Summarize

OpenAI to disclose AI training data in copyright infringement lawsuit

By Akash Pandey

Sep 26, 2024

11:36 am

What's the story

OpenAI, a leading artificial intelligence (AI) developer, has agreed to disclose the training data used for its generative AI models.

This decision comes in response to a copyright infringement lawsuit filed by several authors including Paul Tremblay, Sarah Silverman, Michael Chabon, David Henry Hwang, and Ta-Nehisi Coates.

The plaintiffs allege that OpenAI's models were trained on their copyrighted books without permission.

Legal battle

Authors allege copyright violation

The authors claim that OpenAI's models reproduce their words, violating US copyright law and California's unfair competition rules.

Their individual lawsuits have been consolidated into a single claim.
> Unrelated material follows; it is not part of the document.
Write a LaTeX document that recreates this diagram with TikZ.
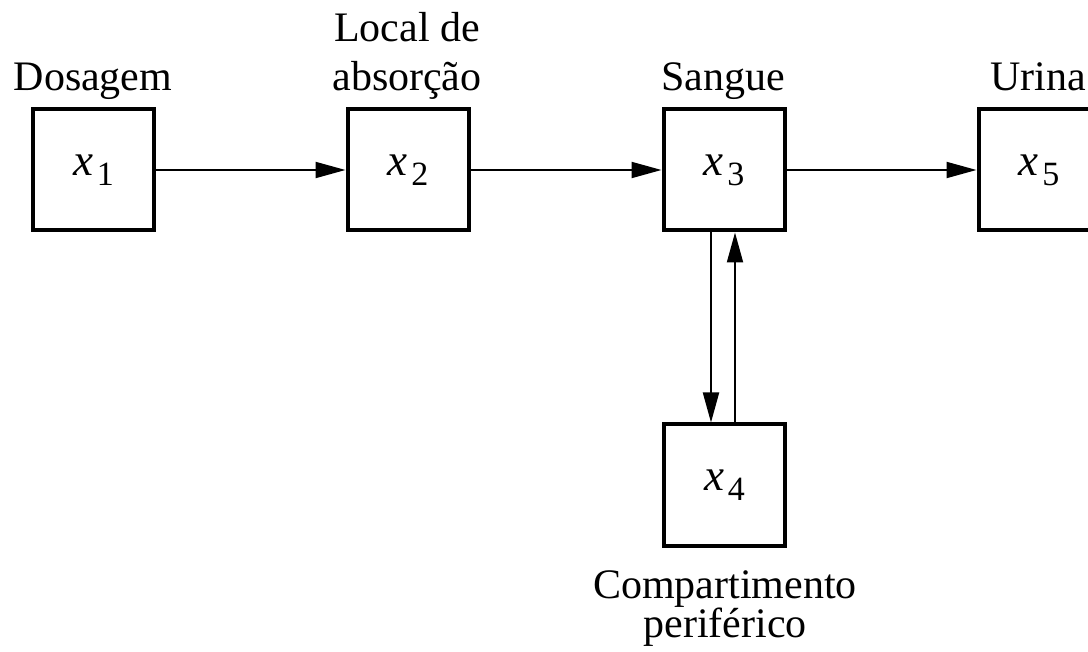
\documentclass[tikz,border=0pt]{standalone}
\usepackage{fontspec}
\setmainfont{Liberation Serif}
\usetikzlibrary{arrows.meta}

% compartment variable: italic x with a lowered upright index
\newcommand{\compvar}[1]{{\fontsize{45}{50}\selectfont\itshape x}\kern4pt\raisebox{-10pt}{\fontsize{34}{36}\selectfont #1}}

\tikzset{
  comp/.style={draw, line width=4pt, minimum size=121pt, inner sep=0pt, fill=white},
  lab/.style={anchor=base, inner sep=0pt, font=\fontsize{42}{48}\selectfont},
  flow/.style={line width=2pt, -{Triangle[length=30pt 0 0,width=16pt 0 0]}}
}

\begin{document}
\begin{tikzpicture}[x=1pt, y=-1pt]
  \clip (0,0) rectangle (1088,652);
  \fill[white] (0,0) rectangle (1088,652);

  % compartments
  \node[comp] (x1) at (93.5,170) {\compvar{1}};
  \node[comp] (x2) at (408,170) {\compvar{2}};
  \node[comp] (x3) at (724,170) {\compvar{3}};
  \node[comp] (x5) at (1039,170) {\compvar{5}};
  \node[comp] (x4) at (724.5,485) {\compvar{4}};

  % labels
  \node[lab] (l1) at (93,91) {Dosagem};
  \node[lab] (l2a) at (407,42) {Local de};
  \node[lab] (l2b) at (407,91) {absorção};
  \node[lab] (l3) at (723,91) {Sangue};
  \node[lab] (l5) at (1038,91) {Urina};
  \node[lab] (l4a) at (725,598) {Compartimento};
  \node[lab] (l4b) at (725,637) {periférico};

  % transfers
  \draw[flow] (x1.east) -- (x2.west);
  \draw[flow] (x2.east) -- (x3.west);
  \draw[flow] (x3.east) -- (x5.west);
  \draw[flow] ([xshift=-13pt]x3.south) -- ([xshift=-13.5pt]x4.north);
  \draw[flow] ([xshift=10.5pt]x4.north) -- ([xshift=11pt]x3.south);
\end{tikzpicture}
\end{document}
This is not the first time OpenAI has faced such allegations, with similar claims being made by other plaintiffs earlier this year.

Anthropic, another AI developer, was also sued on similar grounds.

Data disclosure

Court order outlines strict access conditions to OpenAI's data

US Magistrate Judge Robert Illman has issued an order outlining the protocols and conditions for the plaintiffs' attorneys to access OpenAI's training data.

The court order treats this data as sensitive source code or a proprietary business process, and sets strict rules for its examination.

It is believed that models like ChatGPT (GPT-3.5, GPT-4, etc.) relied heavily on publicly accessible data.

Examination protocol

Training data to be examined under some conditions

According to Judge Illman's order, "Training data shall be made available by OpenAI in a secure room on a secured computer without internet access or network access to other unauthorized computers or devices."

The order also prohibits recording devices in the secure room and allows OpenAI's legal team to inspect any notes taken during the examination.

This level of secrecy is likely due to potential legal liability concerns.

Defense strategy

OpenAI maintains its use of copyrighted content is fair

Despite facing numerous copyright claims, OpenAI continues to assert that its use of copyrighted content qualifies as fair use and is legally defensible.

The company's attorneys argue that if the plaintiffs' books were used to train their models, it would be considered transformative fair use.

They further contend that generative AI is about creating new content rather than reproducing training data.

Legal interpretation

Attorneys argue AI models create new content

OpenAI's legal team argues that their models do not infringe copyright as they merely extract statistical data during training.

They state, "The purpose of those models is not to output material that already exists; there are much less computationally intensive ways to do that."

Instead, they claim these models generate new material based on an understanding of language and reasoning.